Repeat all the material exactly; pictures stay out of your copy.
##### Collected data #####
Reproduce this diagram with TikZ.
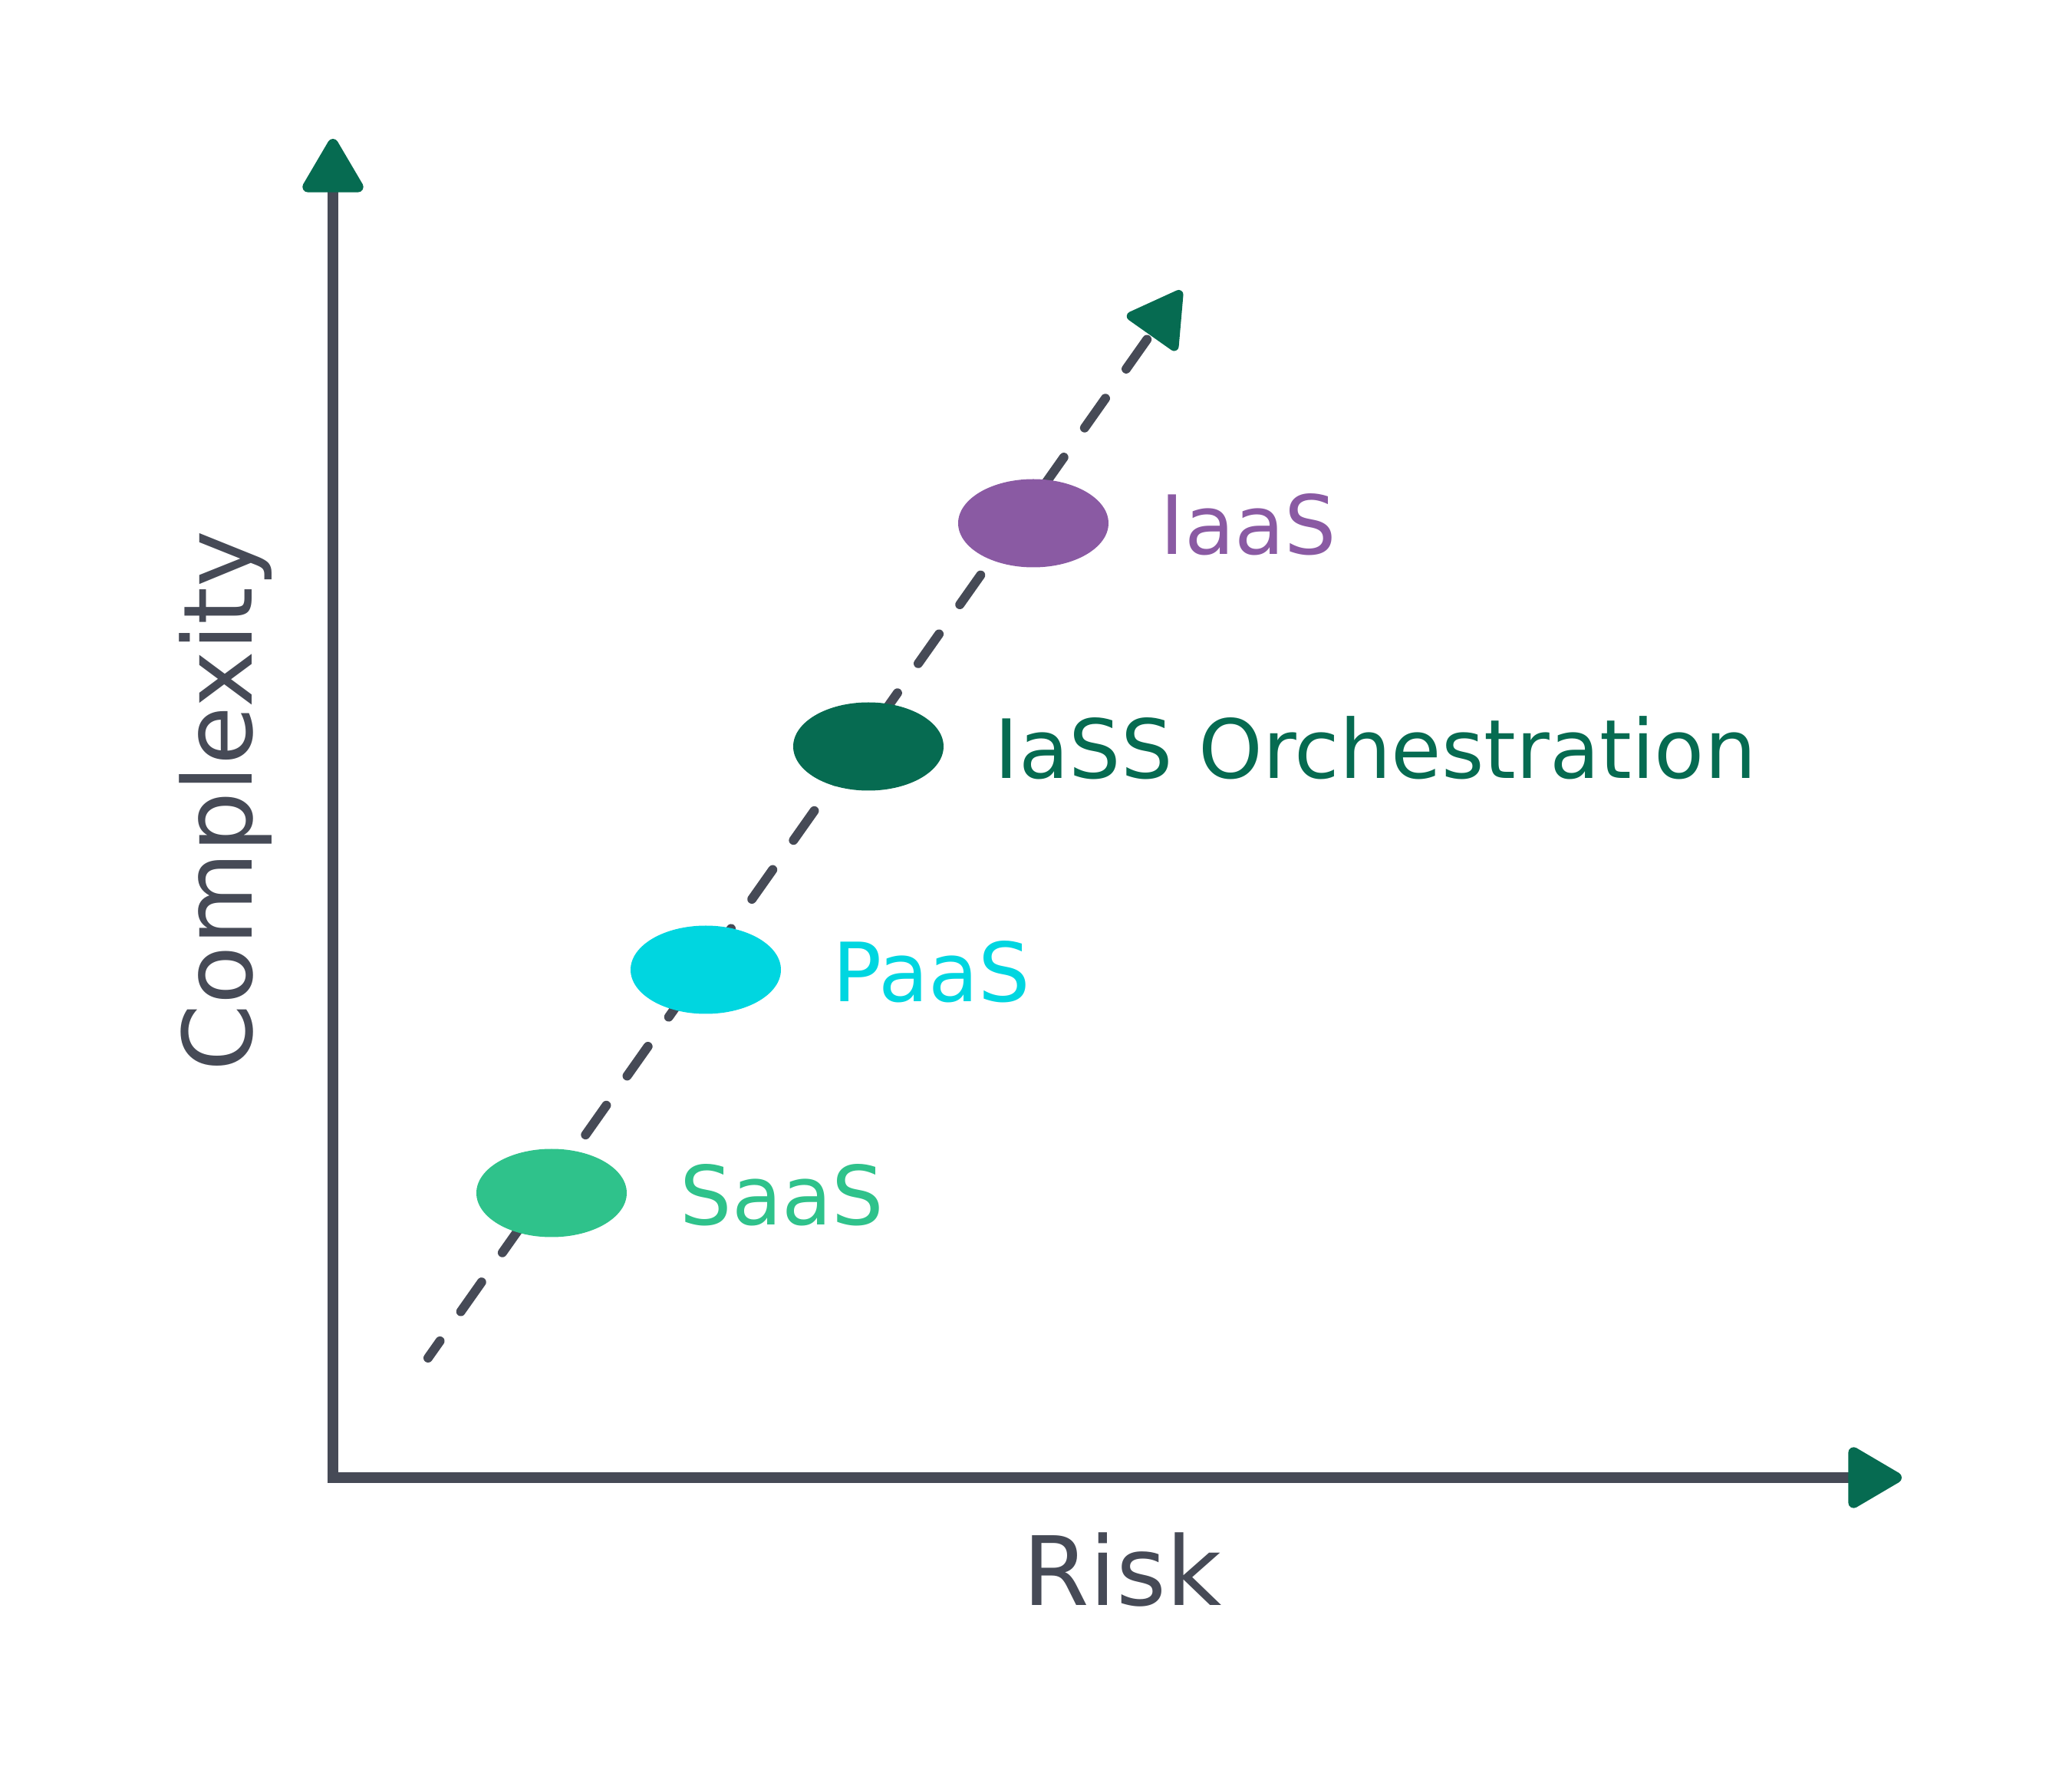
\documentclass[tikz,border=0pt]{standalone}
\usepackage{fontspec}
\setmainfont{DejaVu Sans}
\usetikzlibrary{arrows.meta,shapes.geometric}
\definecolor{axisgrey}{HTML}{464A56}
\definecolor{arrowgreen}{HTML}{066B51}
\definecolor{saasgreen}{HTML}{2FC28B}
\definecolor{paascyan}{HTML}{00D6E0}
\definecolor{iaaspurple}{HTML}{8A5AA3}
\tikzset{
  gtip/.tip={Triangle[length=7.7mm,width=8.6mm,round,color=arrowgreen,fill=arrowgreen]},
  axisline/.style={draw=axisgrey,line width=1.4mm,line join=miter,gtip-gtip},
  trendline/.style={draw=axisgrey,line width=1.2mm,line cap=round,dash pattern=on 4.7mm off 4.7mm,dash phase=2mm,-gtip},
  blob/.style={ellipse,draw=none,inner sep=0pt,minimum width=19.6mm,minimum height=11.5mm},
  lbl/.style={anchor=base west,inner sep=0pt,font=\fontsize{30.3pt}{36pt}\selectfont},
  axlbl/.style={anchor=base,inner sep=0pt,text=axisgrey,font=\fontsize{35.5pt}{42pt}\selectfont}
}
\begin{document}
\begin{tikzpicture}[x=0.1mm,y=-0.1mm]
\useasboundingbox (0,0) rectangle (2701,2311);
\coordinate (O) at (434,1926);
\coordinate (ytip) at (434,181);
\coordinate (xtip) at (2479,1926);
\draw[axisline] (ytip) -- (O) -- (xtip);
\coordinate (ds) at (558,1770);
\coordinate (de) at (1540,379);
\draw[trendline] (ds) -- (de);
\node[blob,fill=saasgreen] (saas) at (719,1555) {};
\node[blob,fill=paascyan] (paas) at (920,1264) {};
\node[blob,fill=arrowgreen] (iass) at (1132,973) {};
\node[blob,fill=iaaspurple] (iaas) at (1347,682) {};
\node[lbl,text=saasgreen] (saasl) at (886,1597) {SaaS};
\node[lbl,text=paascyan] (paasl) at (1085,1306) {PaaS};
\node[lbl,text=arrowgreen] (iassl) at (1296,1015) {IaSS Orchestration};
\node[lbl,text=iaaspurple] (iaasl) at (1512,723) {IaaS};
\node[axlbl] (risk) at (1463,2092) {Risk};
\node[axlbl,rotate=90] (cplx) at (328,1044) {Complexity};
\end{tikzpicture}
\end{document}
#####
● Exercise response
Reproduce this diagram with TikZ.
\documentclass[tikz,border=0pt]{standalone}
\usepackage{fontspec}
\setmainfont{DejaVu Sans}
\usetikzlibrary{arrows.meta,shapes.geometric}
\definecolor{axisgrey}{HTML}{464A56}
\definecolor{arrowgreen}{HTML}{066B51}
\definecolor{saasgreen}{HTML}{2FC28B}
\definecolor{paascyan}{HTML}{00D6E0}
\definecolor{iaaspurple}{HTML}{8A5AA3}
\tikzset{
  gtip/.tip={Triangle[length=7.7mm,width=8.6mm,round,color=arrowgreen,fill=arrowgreen]},
  axisline/.style={draw=axisgrey,line width=1.4mm,line join=miter,gtip-gtip},
  trendline/.style={draw=axisgrey,line width=1.2mm,line cap=round,dash pattern=on 4.7mm off 4.7mm,dash phase=2mm,-gtip},
  blob/.style={ellipse,draw=none,inner sep=0pt,minimum width=19.6mm,minimum height=11.5mm},
  lbl/.style={anchor=base west,inner sep=0pt,font=\fontsize{30.3pt}{36pt}\selectfont},
  axlbl/.style={anchor=base,inner sep=0pt,text=axisgrey,font=\fontsize{35.5pt}{42pt}\selectfont}
}
\begin{document}
\begin{tikzpicture}[x=0.1mm,y=-0.1mm]
\useasboundingbox (0,0) rectangle (2701,2311);
\coordinate (O) at (434,1926);
\coordinate (ytip) at (434,181);
\coordinate (xtip) at (2479,1926);
\draw[axisline] (ytip) -- (O) -- (xtip);
\coordinate (ds) at (558,1770);
\coordinate (de) at (1540,379);
\draw[trendline] (ds) -- (de);
\node[blob,fill=saasgreen] (saas) at (719,1555) {};
\node[blob,fill=paascyan] (paas) at (920,1264) {};
\node[blob,fill=arrowgreen] (iass) at (1132,973) {};
\node[blob,fill=iaaspurple] (iaas) at (1347,682) {};
\node[lbl,text=saasgreen] (saasl) at (886,1597) {SaaS};
\node[lbl,text=paascyan] (paasl) at (1085,1306) {PaaS};
\node[lbl,text=arrowgreen] (iassl) at (1296,1015) {IaSS Orchestration};
\node[lbl,text=iaaspurple] (iaasl) at (1512,723) {IaaS};
\node[axlbl] (risk) at (1463,2092) {Risk};
\node[axlbl,rotate=90] (cplx) at (328,1044) {Complexity};
\end{tikzpicture}
\end{document}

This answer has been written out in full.